During his time with the sheriff’s office, Harrison was involved in the planning and development of the Tooele County Detention Facility, which was completed in 2011. The 72,000-square-foot facility cost $25 million to build and has 277 beds.
“When you have that many sinks and lights, you’re going to have issues,” Harrison said. “For the most part I think it came out pretty good.”
In his last few months on the job, Harrison experienced another major change as the other divisions of the sheriff’s department moved into office space at the jail. He said it was good to have fresh blood in office space, after the corrections staff adjusted.
“At first it was a little hectic,” Harrison said. “We were used to our quiet little area.”
Now Harrison is looking for a bit of quiet time for himself after the daily grind of a law enforcement career. He said his immediate plans are to take a break and spend time with his family.

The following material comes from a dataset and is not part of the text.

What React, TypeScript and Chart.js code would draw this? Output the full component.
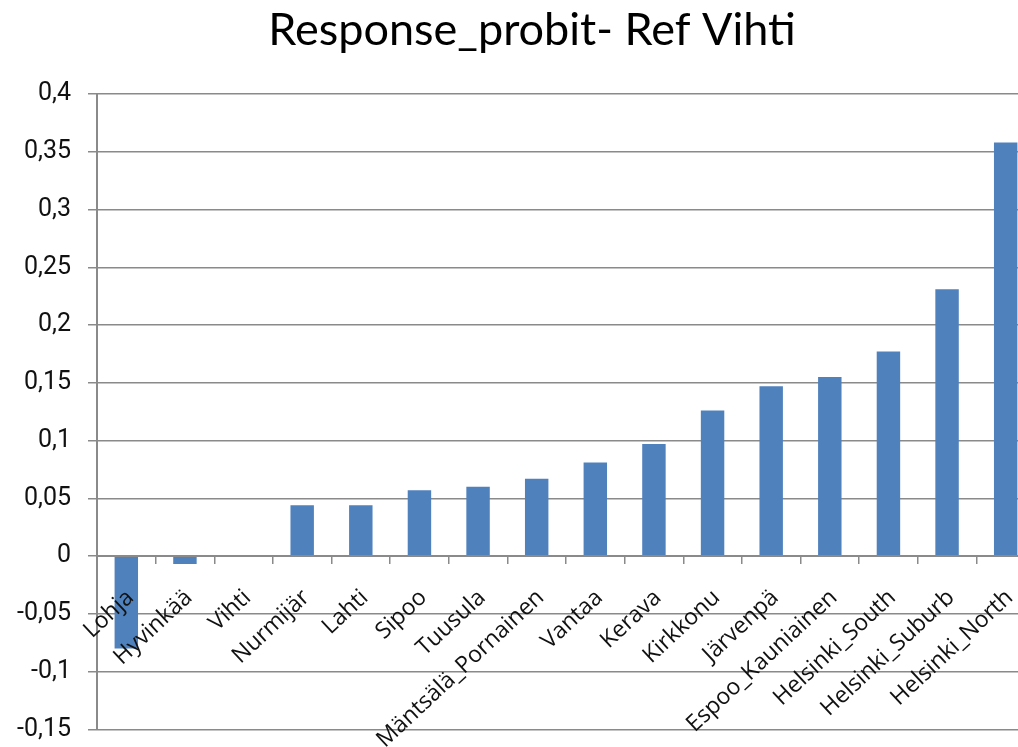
import React, { useEffect, useRef } from "react";
import { Chart, registerables } from "chart.js";

Chart.register(...registerables);

// Municipalities / regions, ordered by estimated response
const categories: string[] = [
  "Lohja",
  "Hyvinkää",
  "Vihti",
  "Nurmijär",
  "Lahti",
  "Sipoo",
  "Tuusula",
  "Mäntsälä_Pornainen",
  "Vantaa",
  "Kerava",
  "Kirkkonu",
  "Järvenpä",
  "Espoo_Kauniainen",
  "Helsinki_South",
  "Helsinki_Suburb",
  "Helsinki_North",
];

// Probit coefficients relative to the reference area (Vihti)
const coefficients: number[] = [
  -0.08, -0.007, 0, 0.044, 0.044, 0.057, 0.06, 0.067, 0.081, 0.097, 0.126,
  0.147, 0.155, 0.177, 0.231, 0.358,
];

const yMin = -0.15;
const yMax = 0.4;
const yStep = 0.05;

const chartTitle = "Response_probit- Ref Vihti";

const BAR_COLOR = "#4F81BD";
const LINE_COLOR = "#8a8a8a";

const formatTick = (v: number): string =>
  String(Number(v.toFixed(2))).replace(".", ",");

export default function App() {
  const canvasRef = useRef<HTMLCanvasElement | null>(null);

  useEffect(() => {
    if (!canvasRef.current) return;
    const chart = new Chart(canvasRef.current, {
      type: "bar",
      data: {
        labels: categories,
        datasets: [
          {
            data: coefficients,
            backgroundColor: BAR_COLOR,
            borderWidth: 0,
            categoryPercentage: 1,
            barPercentage: 0.4,
          },
        ],
      },
      options: {
        responsive: false,
        animation: false,
        layout: { padding: { left: 0, right: 0, top: 0, bottom: 17.7 } },
        plugins: {
          legend: { display: false },
          tooltip: { enabled: false },
          title: {
            display: true,
            text: chartTitle,
            color: "#000",
            font: { family: "Lato", size: 45, weight: "normal", lineHeight: 1.2 },
            padding: { top: 3, bottom: 37 },
          },
        },
        scales: {
          x: {
            type: "category",
            position: { y: 0 },
            offset: true,
            grid: {
              display: true,
              drawOnChartArea: false,
              drawTicks: true,
              tickLength: 7,
              offset: true,
              color: LINE_COLOR,
              lineWidth: 1.5,
              z: 1,
            },
            border: { display: true, color: LINE_COLOR, width: 2, z: 1 },
            ticks: {
              autoSkip: false,
              minRotation: 43,
              maxRotation: 43,
              padding: 21,
              labelOffset: 4,
              z: 1,
              color: "#111",
              font: { family: "Open Sans", size: 23 },
            },
          },
          y: {
            min: yMin,
            max: yMax,
            afterFit: (scale: any) => {
              scale.width = 97;
              scale.paddingBottom = 10;
              scale.paddingTop = 10;
              // keeps the plot's right edge inside the wider canvas
              scale.paddingRight = 29;
            },
            grid: {
              color: LINE_COLOR,
              lineWidth: 1.5,
              tickLength: 9,
            },
            border: { display: true, color: LINE_COLOR, width: 2 },
            ticks: {
              stepSize: yStep,
              padding: 17,
              color: "#111",
              font: { family: "Roboto", size: 25 },
              callback: (v: any) => formatTick(Number(v)),
            },
          },
        },
      },
    });
    return () => chart.destroy();
  }, []);

  return (
    <div
      style={{
        position: "absolute",
        left: 0,
        top: 0,
        width: 1018,
        height: 747,
        overflow: "hidden",
        background: "#fff",
      }}
    >
      <canvas ref={canvasRef} width={1064} height={747} />
    </div>
  );
}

“Eventually I will go back to work but I’m just going to take it easy for a while and just go fishing and play with my boy,” he said.
While he’s uncertain what type of work he’d like to try next, Harrison said he’ll take his time making a decision and is hoping to find a career with steady hours.
“It’s kind of hard when you’ve done law enforcement for 28, 29 years,” he said. “I’m going to be kind of selective with what I’m going to look for and have a job where I can go punch in, do my job, punch out and go home.”
Despite the challenges a law enforcement career can represent, Harrison said he has good memories.
“It’s been a good career,” he said. “There’s some aspects of it that I will miss and some people that I work with that I’ll definitely miss.”
Lt. Ray Clinton took over as jail commander following Harrison’s official last day, which was Wednesday.